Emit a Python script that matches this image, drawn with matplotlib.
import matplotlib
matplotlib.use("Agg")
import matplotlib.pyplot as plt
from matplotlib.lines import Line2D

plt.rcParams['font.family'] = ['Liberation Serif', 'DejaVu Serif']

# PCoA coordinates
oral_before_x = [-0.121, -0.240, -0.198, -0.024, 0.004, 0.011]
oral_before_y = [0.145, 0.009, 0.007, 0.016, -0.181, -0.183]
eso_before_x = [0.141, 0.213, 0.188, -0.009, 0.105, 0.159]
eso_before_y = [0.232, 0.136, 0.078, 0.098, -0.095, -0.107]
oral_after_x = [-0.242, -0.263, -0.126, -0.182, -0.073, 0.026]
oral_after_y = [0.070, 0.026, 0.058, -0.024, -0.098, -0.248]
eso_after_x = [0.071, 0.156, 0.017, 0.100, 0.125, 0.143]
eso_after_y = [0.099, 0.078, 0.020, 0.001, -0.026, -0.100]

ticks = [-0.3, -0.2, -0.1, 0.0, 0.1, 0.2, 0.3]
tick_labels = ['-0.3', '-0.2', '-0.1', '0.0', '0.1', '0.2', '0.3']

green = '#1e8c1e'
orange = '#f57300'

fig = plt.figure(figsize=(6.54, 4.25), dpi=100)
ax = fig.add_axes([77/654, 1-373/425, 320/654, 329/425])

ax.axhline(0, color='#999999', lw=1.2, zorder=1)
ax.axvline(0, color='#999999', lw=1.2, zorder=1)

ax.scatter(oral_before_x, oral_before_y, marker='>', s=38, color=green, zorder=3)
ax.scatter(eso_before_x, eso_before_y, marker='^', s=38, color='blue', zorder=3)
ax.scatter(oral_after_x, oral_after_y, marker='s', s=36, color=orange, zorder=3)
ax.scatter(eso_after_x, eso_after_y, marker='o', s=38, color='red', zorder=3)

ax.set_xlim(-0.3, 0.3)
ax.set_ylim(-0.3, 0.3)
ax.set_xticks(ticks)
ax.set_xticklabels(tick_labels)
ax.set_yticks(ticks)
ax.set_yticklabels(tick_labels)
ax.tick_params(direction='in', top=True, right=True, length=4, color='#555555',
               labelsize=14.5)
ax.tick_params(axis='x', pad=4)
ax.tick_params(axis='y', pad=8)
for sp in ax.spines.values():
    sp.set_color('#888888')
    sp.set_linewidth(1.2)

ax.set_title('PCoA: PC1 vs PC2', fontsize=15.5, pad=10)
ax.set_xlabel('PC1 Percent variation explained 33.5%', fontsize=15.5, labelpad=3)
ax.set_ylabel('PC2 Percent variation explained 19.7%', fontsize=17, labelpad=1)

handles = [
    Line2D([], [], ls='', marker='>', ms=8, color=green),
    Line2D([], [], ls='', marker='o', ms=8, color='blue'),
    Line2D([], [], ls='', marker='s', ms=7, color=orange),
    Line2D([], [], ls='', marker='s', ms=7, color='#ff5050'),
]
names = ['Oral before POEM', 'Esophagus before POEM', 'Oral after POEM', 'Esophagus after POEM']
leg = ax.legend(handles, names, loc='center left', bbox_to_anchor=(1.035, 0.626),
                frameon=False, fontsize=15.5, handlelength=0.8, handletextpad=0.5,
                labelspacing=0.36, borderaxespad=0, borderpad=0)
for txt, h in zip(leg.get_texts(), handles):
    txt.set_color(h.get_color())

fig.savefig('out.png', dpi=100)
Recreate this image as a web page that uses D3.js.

------------------------------------------------------------------------

_JOB_. Write the material out exactly, with nothing left out.

_FINISHED EXERCISE_.
Emit a Python script that matches this image, drawn with matplotlib.
import matplotlib
matplotlib.use("Agg")
import matplotlib.pyplot as plt
from matplotlib.lines import Line2D

plt.rcParams['font.family'] = ['Liberation Serif', 'DejaVu Serif']

# PCoA coordinates
oral_before_x = [-0.121, -0.240, -0.198, -0.024, 0.004, 0.011]
oral_before_y = [0.145, 0.009, 0.007, 0.016, -0.181, -0.183]
eso_before_x = [0.141, 0.213, 0.188, -0.009, 0.105, 0.159]
eso_before_y = [0.232, 0.136, 0.078, 0.098, -0.095, -0.107]
oral_after_x = [-0.242, -0.263, -0.126, -0.182, -0.073, 0.026]
oral_after_y = [0.070, 0.026, 0.058, -0.024, -0.098, -0.248]
eso_after_x = [0.071, 0.156, 0.017, 0.100, 0.125, 0.143]
eso_after_y = [0.099, 0.078, 0.020, 0.001, -0.026, -0.100]

ticks = [-0.3, -0.2, -0.1, 0.0, 0.1, 0.2, 0.3]
tick_labels = ['-0.3', '-0.2', '-0.1', '0.0', '0.1', '0.2', '0.3']

green = '#1e8c1e'
orange = '#f57300'

fig = plt.figure(figsize=(6.54, 4.25), dpi=100)
ax = fig.add_axes([77/654, 1-373/425, 320/654, 329/425])

ax.axhline(0, color='#999999', lw=1.2, zorder=1)
ax.axvline(0, color='#999999', lw=1.2, zorder=1)

ax.scatter(oral_before_x, oral_before_y, marker='>', s=38, color=green, zorder=3)
ax.scatter(eso_before_x, eso_before_y, marker='^', s=38, color='blue', zorder=3)
ax.scatter(oral_after_x, oral_after_y, marker='s', s=36, color=orange, zorder=3)
ax.scatter(eso_after_x, eso_after_y, marker='o', s=38, color='red', zorder=3)

ax.set_xlim(-0.3, 0.3)
ax.set_ylim(-0.3, 0.3)
ax.set_xticks(ticks)
ax.set_xticklabels(tick_labels)
ax.set_yticks(ticks)
ax.set_yticklabels(tick_labels)
ax.tick_params(direction='in', top=True, right=True, length=4, color='#555555',
               labelsize=14.5)
ax.tick_params(axis='x', pad=4)
ax.tick_params(axis='y', pad=8)
for sp in ax.spines.values():
    sp.set_color('#888888')
    sp.set_linewidth(1.2)

ax.set_title('PCoA: PC1 vs PC2', fontsize=15.5, pad=10)
ax.set_xlabel('PC1 Percent variation explained 33.5%', fontsize=15.5, labelpad=3)
ax.set_ylabel('PC2 Percent variation explained 19.7%', fontsize=17, labelpad=1)

handles = [
    Line2D([], [], ls='', marker='>', ms=8, color=green),
    Line2D([], [], ls='', marker='o', ms=8, color='blue'),
    Line2D([], [], ls='', marker='s', ms=7, color=orange),
    Line2D([], [], ls='', marker='s', ms=7, color='#ff5050'),
]
names = ['Oral before POEM', 'Esophagus before POEM', 'Oral after POEM', 'Esophagus after POEM']
leg = ax.legend(handles, names, loc='center left', bbox_to_anchor=(1.035, 0.626),
                frameon=False, fontsize=15.5, handlelength=0.8, handletextpad=0.5,
                labelspacing=0.36, borderaxespad=0, borderpad=0)
for txt, h in zip(leg.get_texts(), handles):
    txt.set_color(h.get_color())

fig.savefig('out.png', dpi=100)
Recreate this image as a web page that uses D3.js.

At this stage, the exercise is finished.